Modified Extended Finite Element Methods for Gas Flow in Fractured Reservoirs: A Pseudo-Pressure Approach

Fluid flow in fractured porous media has always been important in different engineering applications especially in hydrology and reservoir engineering. However, by the onset of the hydraulic fracturing revolution, massive fracturing jobs have been implemented in unconventional hydrocarbon resources such as tight gas and shale gas reservoirs that make understanding fluid flow in fractured media more significant. Considering ultralow permeability of these reservoirs, induced complex fracture networks play a significant role in economic production of these resources. Hence, having a robust and fast numerical technique to evaluate flow through complex fracture networks can play a crucial role in the progress of inversion methods to determine fracture geometries in the subsurface. Current methods for tight gas flow in fractured reservoirs, despite their advantages, still have several shortcomings that make their application for real field problems limited. For instance, the dual permeability theory assumes an ideal uniform orthogonal distribution of fractures, which is quite different from field observation; on the other hand, numerical methods like discrete fracture network (DFN) models can portray the irregular distribution of fractures, but requires massive mesh refinements to have the fractures aligned with the grid/element edges, which can greatly increase the computational cost and simulation time. This paper combines the extended finite element methods (XFEM) and the gas pseudo-pressure to simulate gas flow in fractured tight gas reservoirs by incorporating the strong-discontinuity enrichment scheme to capture the weak-discontinuity feature induced by highly permeable fractures. Utilizing pseudo-pressure formulations simplifies the governing equations and reduces the nonlinearity of the problem significantly.
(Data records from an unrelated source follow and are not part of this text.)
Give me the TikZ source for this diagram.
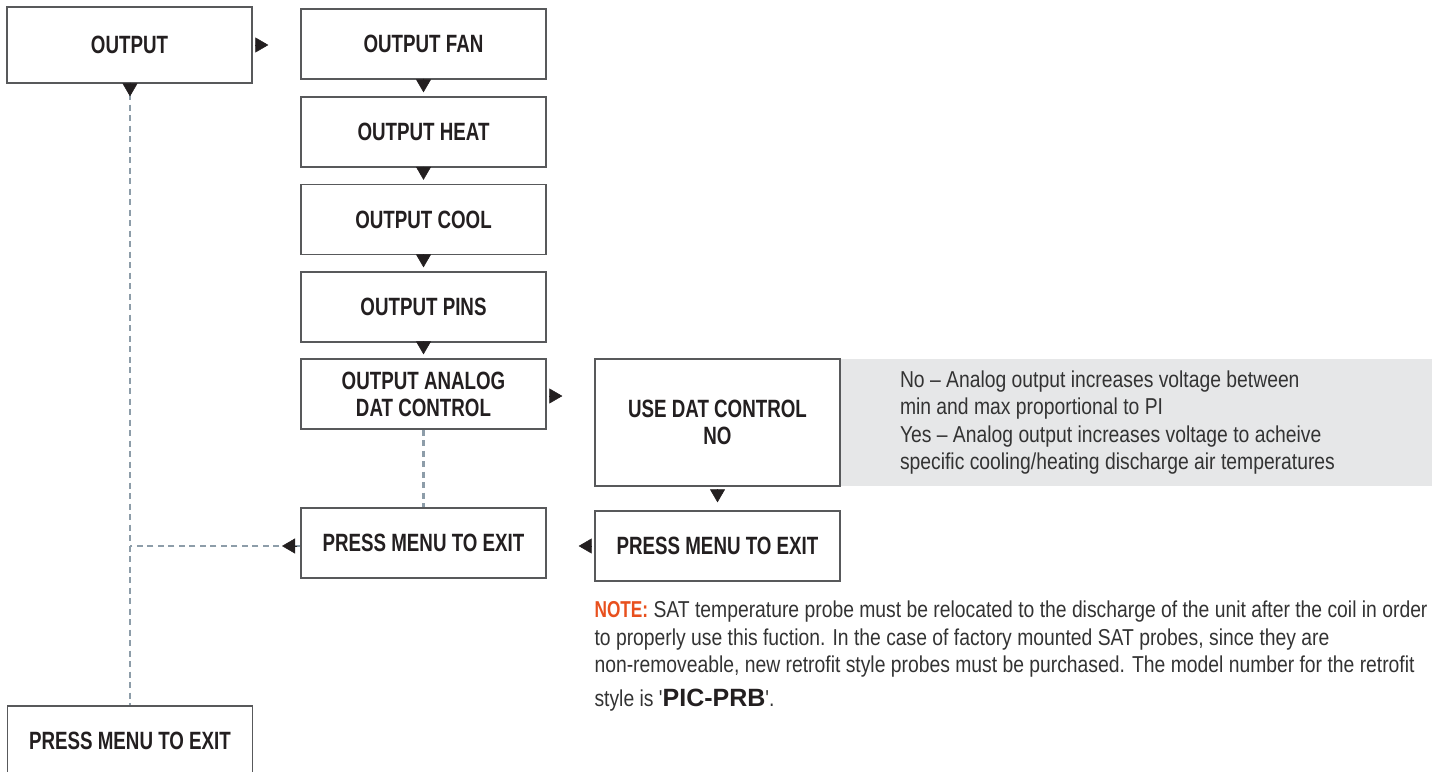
\documentclass[tikz,border=0pt]{standalone}
\usepackage{fontspec}
\setmainfont{Liberation Sans}
\newfontfamily\condfont{Liberation Sans}[FakeStretch=0.75]
\newfontfamily\bodyfont{Liberation Sans}[FakeStretch=0.84]
\usetikzlibrary{arrows.meta,calc}
\definecolor{boxtext}{HTML}{231F20}
\definecolor{bodycol}{HTML}{333333}
\definecolor{boxline}{HTML}{58595B}
\definecolor{dashcol}{HTML}{8D9DA9}
\definecolor{graybg}{HTML}{E6E7E8}
\definecolor{noteorange}{HTML}{E8501E}
\begin{document}
\begin{tikzpicture}[x=1pt,y=-1pt,
  menubox/.style={draw=boxline, line width=1.3pt, minimum width=245pt, minimum height=70pt,
    inner sep=0pt, align=center, text=boxtext, font=\condfont\bfseries\fontsize{25}{27}\selectfont},
  tri/.style={draw=boxtext, fill=boxtext, line width=0.5pt, -{Triangle[length=13pt,width=15pt]}},
  dashline/.style={draw=dashcol, line width=2.8pt, dash pattern=on 6pt off 4.5pt},
  bodytext/.style={text=bodycol, font=\bodyfont\fontsize{23}{27.5}\selectfont, align=left, inner sep=0pt}
]
\useasboundingbox (0,0) rectangle (1440,771);

% boxes
\node[menubox, minimum height=76pt] (out) at (129.5,45) {OUTPUT};
\node[menubox] (fan) at (423.5,44) {OUTPUT FAN};
\node[menubox] (heat) at (423.5,132) {OUTPUT HEAT};
\node[menubox] (cool) at (423.5,219.5) {OUTPUT COOL};
\node[menubox] (pins) at (423.5,307) {OUTPUT PINS};
\node[menubox] (analog) at (423.5,394) {OUTPUT ANALOG\\DAT CONTROL};
\node[fill=graybg, minimum width=592pt, minimum height=127pt, inner sep=0pt] (gray) at (1136,422.5) {};
\node[menubox, minimum height=127pt, fill=white] (usedat) at (717.5,422.5) {USE DAT CONTROL\\NO};
\node[menubox] (pm2) at (717.5,546) {PRESS MENU TO EXIT};
\node[menubox] (pm1) at (423.5,543) {PRESS MENU TO EXIT};
\node[menubox] (bot) at (130,741) {PRESS MENU TO EXIT};

% texts
\node[bodytext, anchor=west] (gtext) at ([xshift=60pt]gray.west)
  {No – Analog output increases voltage between\\
   min and max proportional to PI\\
   Yes – Analog output increases voltage to acheive\\
   specific cooling/heating discharge air temperatures};
\node[bodytext, anchor=north west] (note) at ([yshift=-19pt]pm2.south west)
  {{\condfont\bfseries\color{noteorange}NOTE:} SAT temperature probe must be relocated to the discharge of the unit after the coil in order\\
   to properly use this fuction. In the case of factory mounted SAT probes, since they are\\
   non-removeable, new retrofit style probes must be purchased. The model number for the retrofit\\[6pt]
   style is '{\normalfont\bfseries\color{boxtext}\fontsize{25}{28}\selectfont PIC-PRB}'.};

% dashed connectors
\coordinate (junc) at (bot.north |- pm2.west);
\draw[dashline] (out.south -| bot.north) -- (bot.north);
\draw[dashline] (pm1.west |- pm2.west) -- (junc);
\draw[dashline] (analog.south) -- (pm1.north);

% arrowheads
\draw[tri, shorten <=1pt, shorten >=609pt] (out.south -| bot.north) -- (bot.north);
\draw[tri, shorten <=3pt, shorten >=32pt] (out.east) -- (out.east -| fan.west);
\draw[tri, shorten <=1pt, shorten >=4pt] (fan.south) -- (heat.north);
\draw[tri, shorten <=1pt, shorten >=4pt] (heat.south) -- (cool.north);
\draw[tri, shorten <=1pt, shorten >=4pt] (cool.south) -- (pins.north);
\draw[tri, shorten <=1pt, shorten >=4pt] (pins.south) -- (analog.north);
\draw[tri, shorten <=3pt, shorten >=32pt] ([yshift=-2pt]analog.east) -- ([yshift=-2pt]analog.east -| usedat.west);
\draw[tri, shorten <=4pt, shorten >=8pt] (usedat.south) -- (pm2.north);
\draw[tri, shorten <=3pt, shorten >=32pt] (pm2.west) -- (pm2.west -| pm1.east);
\draw[tri, shorten <=3pt, shorten >=152pt] (pm1.west |- pm2.west) -- (junc);
\end{tikzpicture}
\end{document}
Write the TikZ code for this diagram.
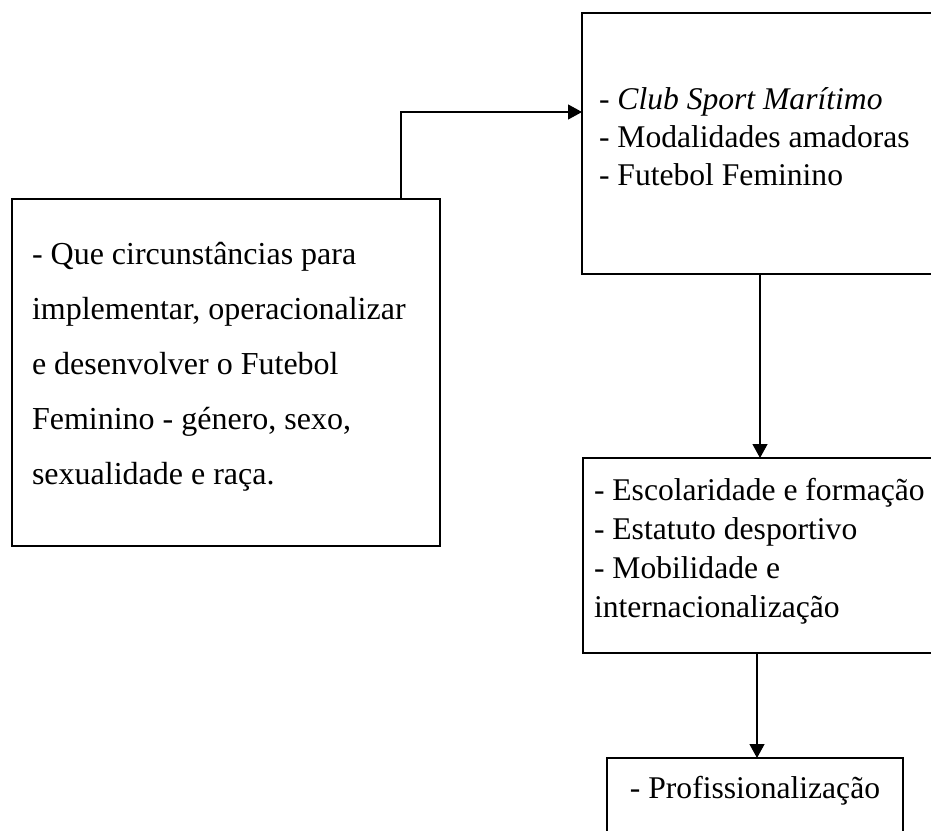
\documentclass[tikz,border=0pt]{standalone}
\usepackage{fontspec}
\setmainfont{Liberation Serif}
\usetikzlibrary{arrows.meta,calc}
\tikzset{
  boxnode/.style={draw=black, line width=2.6pt, rectangle, inner sep=0pt, outer sep=0pt, anchor=north west},
  txt/.style={inner sep=0pt, outer sep=0pt, anchor=base west, align=left},
  conn/.style={draw=black, line width=1.2pt, -{Triangle[length=14pt,width=15pt]}}
}
\begin{document}
\begin{tikzpicture}[x=1pt,y=-1pt]
\useasboundingbox (0,0) rectangle (931,830);
\clip (0,0) rectangle (931,830);
\fill[white] (0,0) rectangle (931,830);
% boxes
\node[boxnode, minimum width=428pt, minimum height=347pt] (A) at (12,199) {};
\node[boxnode, minimum width=368pt, minimum height=261pt] (B) at (582,13) {};
\node[boxnode, minimum width=368pt, minimum height=195pt] (C) at (583,458) {};
\node[boxnode, minimum width=296pt, minimum height=120pt] (D) at (607,758) {};
% texts (anchored at the baseline of their last line)
\node[txt, font=\fontsize{32pt}{55pt}\selectfont] (At) at (32,484)
  {- Que circunstâncias para\\implementar, operacionalizar\\e desenvolver o Futebol\\Feminino - género, sexo,\\sexualidade e raça.};
\node[txt, font=\fontsize{31.6pt}{38pt}\selectfont] (Bt) at (599,185)
  {- \textit{Club Sport Marítimo}\\- Modalidades amadoras\\- Futebol Feminino};
\node[txt, font=\fontsize{31.6pt}{39pt}\selectfont] (Ct) at (594,617)
  {- Escolaridade e formação\\- Estatuto desportivo\\- Mobilidade e\\internacionalização};
\node[inner sep=0pt, anchor=base, font=\fontsize{31.6pt}{38pt}\selectfont] (Dt) at (755,798)
  {- Profissionalização};
% connectors
\coordinate (a1) at ($(A.north west)+(389,0)$);
\coordinate (b1) at ($(B.north west)+(0,99)$);
\draw[conn] (a1) |- (b1);
\coordinate (b2) at ($(B.south west)+(178,0)$);
\draw[conn] (b2) -- (b2 |- C.north);
\coordinate (c2) at ($(C.south west)+(174,0)$);
\draw[conn] (c2) -- (c2 |- D.north);
\end{tikzpicture}
\end{document}
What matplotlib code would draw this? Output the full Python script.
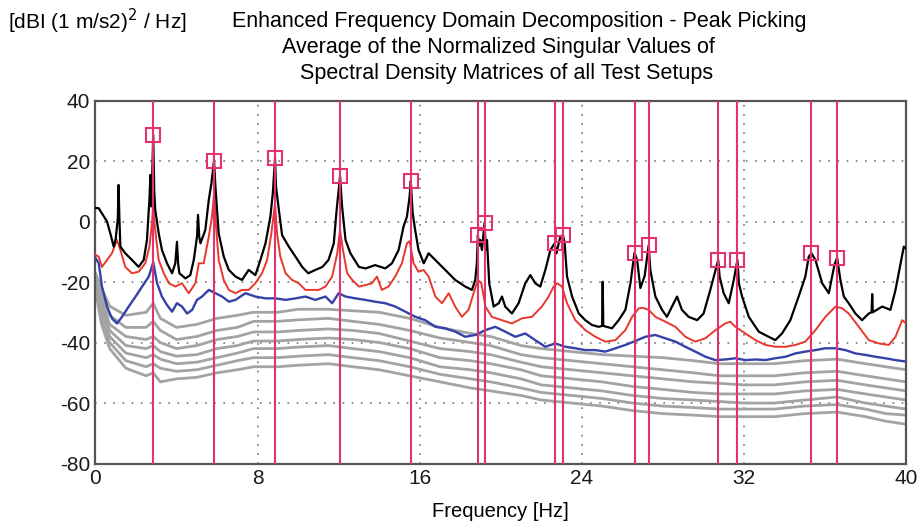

This technique can consider multiple fracture sets and their intersection to mimic real fracture networks on a plain structured mesh. Here, we utilize the unified Hagen–Poiseuille-type equation to compute the permeability of tight gas, and finally adopt Newton–Raphson iteration method to solve the highly nonlinear equations. Numerical results illustrate that XFEM is considerably effective in fast calculation of gas flow in fractured porous media.